Estos guardianes son abundantes en la red social anteriormente mencionada. Twitter es un hervidero de arrogantes, obtusos, maleducados, imbéciles, ignorantes (que no quieren salir de su ignorancia), predicadores, vendedores de humo, sabiondos, «cuñaos», soberbios, totalitarios; todos con su opérculo mental completamente obstruido. Hay excepciones, por supuesto, pero, como la propia palabra muestra, son un número pequeño en comparación con la horda de ‘hespertos’ tuiteros. Son graciosos, irreverentes, ingeniosos; chistosos. Un tweet sobre un suceso que consigue 5000 RTs cala mucho más hondo que cualquier descripción enciclopédica de ese mismo fenómeno. Muchas veces son exabruptos en un formato estrecho, idóneo para la ocurrencia, pero no válido para la reflexión.

En un ambiente tan dogmático (tan propio de la religión) es imposible debatir. La probabilidad de que un tuitero insulte a su oponente es muy alta.
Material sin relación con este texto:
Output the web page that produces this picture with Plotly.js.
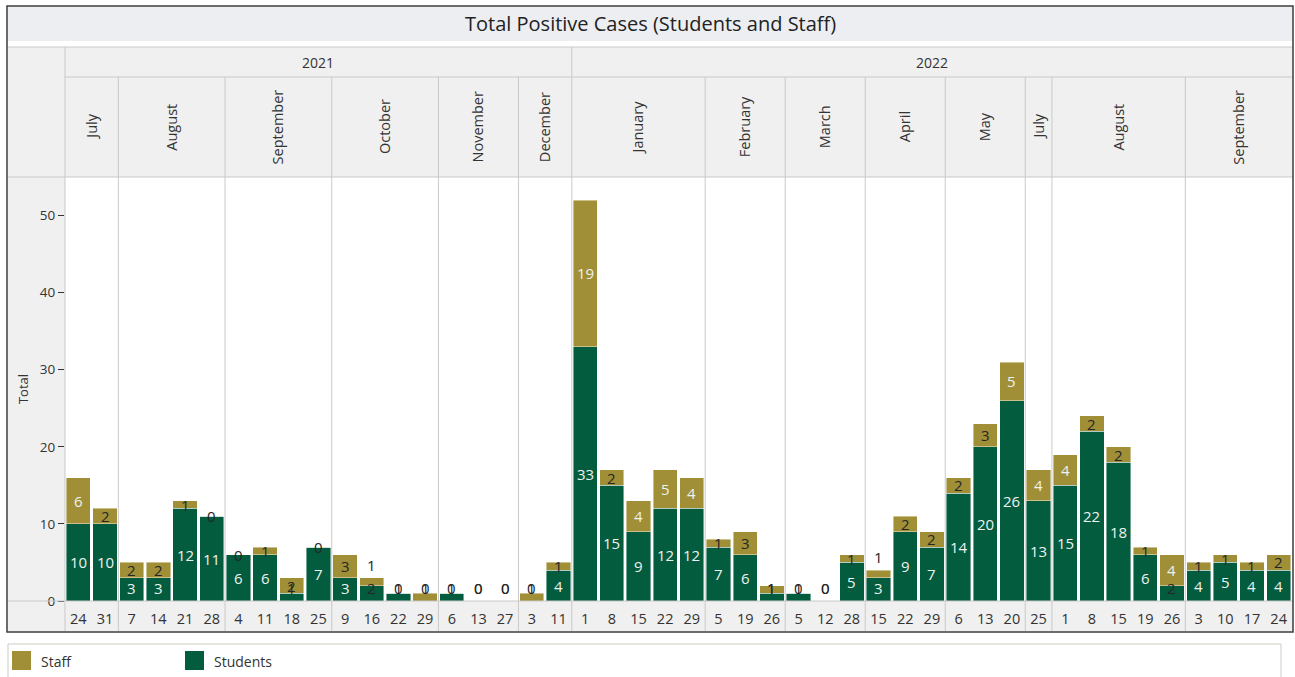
<!DOCTYPE html>
<html>
<head>
<meta charset="utf-8">
<script src="https://cdn.plot.ly/plotly-3.0.1.min.js"></script>
<style>
  html, body { margin: 0; padding: 0; background: #ffffff; }
  #chart { width: 1295px; height: 677px; }
</style>
</head>
<body>
<div id="chart"></div>
<script>
// ---- Data ----
const monthYears = ['2021','2021','2021','2021','2021','2021','2022','2022','2022','2022','2022','2022','2022','2022'];
const monthNames = ['July','August','September','October','November','December','January','February','March','April','May','July','August','September'];
const monthDays = [
  [24,31],[7,14,21,28],[4,11,18,25],[9,16,22,29],[6,13,27],[3,11],
  [1,8,15,22,29],[5,19,26],[5,12,28],[15,22,29],[6,13,20],[25],[1,8,15,19,26],[3,10,17,24]
];
const students = [10,10, 3,3,12,11, 6,6,1,7, 3,2,1,0, 1,0,0, 0,4,
                  33,15,9,12,12, 7,6,1, 1,0,5, 3,9,7, 14,20,26, 13, 15,22,18,6,2, 4,5,4,4];
const staff    = [6,2, 2,2,1,0, 0,1,2,0, 3,1,0,1, 0,0,0, 1,1,
                  19,2,4,5,4, 1,3,1, 0,0,1, 1,2,2, 2,3,5, 4, 4,2,2,1,4, 1,1,1,2];
const titleText = 'Total Positive Cases (Students and Staff)';
const yTitle = 'Total';

// ---- Derived categories ----
const cats = [], dayText = [];
const groupSpans = [];
let idx = 0;
monthDays.forEach((days, g) => {
  const start = idx;
  days.forEach(d => { cats.push(monthYears[g] + ' ' + monthNames[g] + ' ' + d); dayText.push(String(d)); idx++; });
  groupSpans.push({start: start, end: idx - 1, year: monthYears[g], name: monthNames[g]});
});

const GREEN = '#035c3e', OLIVE = '#a08f36';
const LIGHT = '#eef2f0', DARK = '#262626';
const FONT = '"Open Sans", "Noto Sans", sans-serif';

const traces = [
  {
    type: 'bar', name: 'Students', x: cats, y: students,
    marker: {color: GREEN, line: {color: 'rgba(255,255,255,0.55)', width: 0.8}},
    textposition: 'none', hoverinfo: 'x+y+name', showlegend: false
  },
  {
    type: 'bar', name: 'Staff', x: cats, y: staff,
    marker: {color: OLIVE, line: {color: 'rgba(255,255,255,0.55)', width: 0.8}},
    textposition: 'none', hoverinfo: 'x+y+name', showlegend: false
  }
];

// ---- Geometry helpers (pixel -> paper) ----
const L = 65, R = 1292, T = 177, B = 601;
const W = R - L, H = B - T;
const px = p => (p - L) / W;
const py = p => (B - p) / H;
const GRID = '#c9c9c9';

const shapes = [];
const annotations = [];

// value labels (centre of each stacked segment, kept inside plot bottom)
const MINC = 1.7;
cats.forEach((c, i) => {
  const s = students[i], t = staff[i];
  const sc = Math.max(s / 2, MINC);
  const tc = Math.max(s + t / 2, MINC);
  annotations.push({xref:'x', yref:'y', x:c, y:sc, text:String(s),
    showarrow:false, xanchor:'center', yanchor:'middle',
    font:{family:FONT, size:15, color: s >= 3 ? LIGHT : DARK}});
  const above = (tc - sc > 0.5 && tc - sc < 1.9);
  annotations.push({xref:'x', yref:'y', x:c, y: above ? s + t : tc, text:String(t),
    showarrow:false, xanchor:'center', yanchor: above ? 'bottom' : 'middle', yshift: above ? 1 : 0,
    font:{family:FONT, size:15, color: t >= 4 ? LIGHT : DARK}});
});

// backgrounds
shapes.push({type:'rect', xref:'paper', yref:'paper', x0:px(7), x1:px(1293), y0:py(41), y1:py(7), fillcolor:'#eceef1', line:{width:0}, layer:'below'});
shapes.push({type:'rect', xref:'paper', yref:'paper', x0:px(8), x1:px(1293), y0:py(177), y1:py(47), fillcolor:'#f0f0f0', line:{width:0}, layer:'below'});
shapes.push({type:'rect', xref:'paper', yref:'paper', x0:px(8), x1:px(65), y0:py(631), y1:py(177), fillcolor:'#f0f0f0', line:{width:0}, layer:'below'});
shapes.push({type:'rect', xref:'paper', yref:'paper', x0:px(8), x1:px(1293), y0:py(631), y1:py(601), fillcolor:'#f0f0f0', line:{width:0}, layer:'below'});

// horizontal grid lines of header / footer
[[47, 8], [77, 65], [177, 8], [601, 8]].forEach(([yy, xs]) => {
  shapes.push({type:'line', xref:'paper', yref:'paper', x0:px(xs), x1:px(1293), y0:py(yy), y1:py(yy), line:{color:GRID, width:1}});
});
// left column divider
shapes.push({type:'line', xref:'paper', yref:'paper', x0:0, x1:0, y0:py(631), y1:py(47), line:{color:GRID, width:1}});

// month / year dividers from data groups
groupSpans.forEach((g, i) => {
  if (i > 0) {
    const yearChange = groupSpans[i-1].year !== g.year;
    shapes.push({type:'line', xref:'x', yref:'paper', x0:g.start - 0.5, x1:g.start - 0.5,
      y0:py(631), y1: yearChange ? py(47) : py(77), line:{color:GRID, width:1}});
  }
  annotations.push({xref:'x', yref:'paper', x:(g.start + g.end) / 2, y:py(127), text:g.name,
    textangle:-90, showarrow:false, font:{family:FONT, size:14.5, color:'#333'}, xanchor:'center', yanchor:'middle'});
});
// year labels
[...new Set(monthYears)].forEach(yr => {
  const gs = groupSpans.filter(g => g.year === yr);
  annotations.push({xref:'x', yref:'paper', x:(gs[0].start + gs[gs.length-1].end) / 2, y:py(62), text:yr,
    showarrow:false, font:{family:FONT, size:14, color:'#333'}, xanchor:'center', yanchor:'middle'});
});

// outer frame
shapes.push({type:'rect', xref:'paper', yref:'paper', x0:px(7), x1:px(1293), y0:py(632), y1:py(6), line:{color:'#3c3c3c', width:1.5}, fillcolor:'rgba(0,0,0,0)'});

// title
annotations.push({xref:'paper', yref:'paper', x:px(650), y:py(24), text:titleText, showarrow:false,
  font:{family:FONT, size:20, color:'#222'}, xanchor:'center', yanchor:'middle'});

// legend box
shapes.push({type:'rect', xref:'paper', yref:'paper', x0:px(8), x1:px(1281), y0:py(690), y1:py(644), line:{color:'#cfcbc2', width:1}, fillcolor:'#ffffff'});
const legendItems = [{name:traces[1].name, color:OLIVE, x:12}, {name:traces[0].name, color:GREEN, x:185}];
legendItems.forEach(it => {
  shapes.push({type:'rect', xref:'paper', yref:'paper', x0:px(it.x), x1:px(it.x + 19), y0:py(670), y1:py(651), fillcolor:it.color, line:{width:0}});
  annotations.push({xref:'paper', yref:'paper', x:px(it.x + 27), y:py(661), text:it.name, showarrow:false,
    font:{family:FONT, size:14, color:'#333'}, xanchor:'left', yanchor:'middle'});
});

const layout = {
  width: 1295, height: 677,
  margin: {l: L, r: 1295 - R, t: T, b: 677 - B, pad: 0},
  paper_bgcolor: '#ffffff', plot_bgcolor: '#ffffff',
  barmode: 'stack', bargap: 0.09,
  showlegend: false,
  font: {family: FONT, color: '#333'},
  xaxis: {
    type: 'category', categoryorder: 'array', categoryarray: cats,
    tickvals: cats, ticktext: dayText, tickangle: 0,
    tickfont: {family: FONT, size: 14.5, color: '#333'},
    ticks: 'outside', ticklen: 5, tickcolor: 'rgba(0,0,0,0)',
    showgrid: false, zeroline: false, showline: false,
    range: [-0.5, cats.length - 0.5], fixedrange: true
  },
  yaxis: {
    range: [0, 55], tickvals: [0,10,20,30,40,50],
    ticks: 'outside', ticklen: 6, tickcolor: '#333', tickwidth: 1,
    tickfont: {family: FONT, size: 13.5, color: '#333'},
    showgrid: false, zeroline: false, showline: false,
    title: {text: yTitle, font: {family: FONT, size: 13, color: '#333'}, standoff: 8},
    fixedrange: true
  },
  shapes: shapes,
  annotations: annotations
};

Plotly.newPlot('chart', traces, layout, {displayModeBar: false});
</script>
</body>
</html>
Hay ocasiones en que uno ridiculiza al otro abiertamente, y a veces el que se siente ridiculizado lo hace porque malinterpreta y mezcla el ataque a sus ideas con el de su propia persona. Twitter, cuando confronta dos posturas muy dispares, es sinónimo siempre de insulto a nivel personal. Tus ideas no están equivocadas, simplemente eres tonto. 140 caracteres no son un número de caracteres con los que se pueda recapacitar o rumiar un determinado concepto. Con 140 caracteres no puedes alcanzar ni una ínfima parte de la absoluta verdad, si es que, como dije más arriba, esta cota de sabiduría es realmente alcanzable.

Twitter, empero, es un lugar muy divertido y al mismo tiempo el ágora menos prolífica y fecunda donde se pueda debatir, porque sus individuos no buscan la verdad, no se cuestionan la información que les llega, y descartan la que resulta contraria a sus ideas.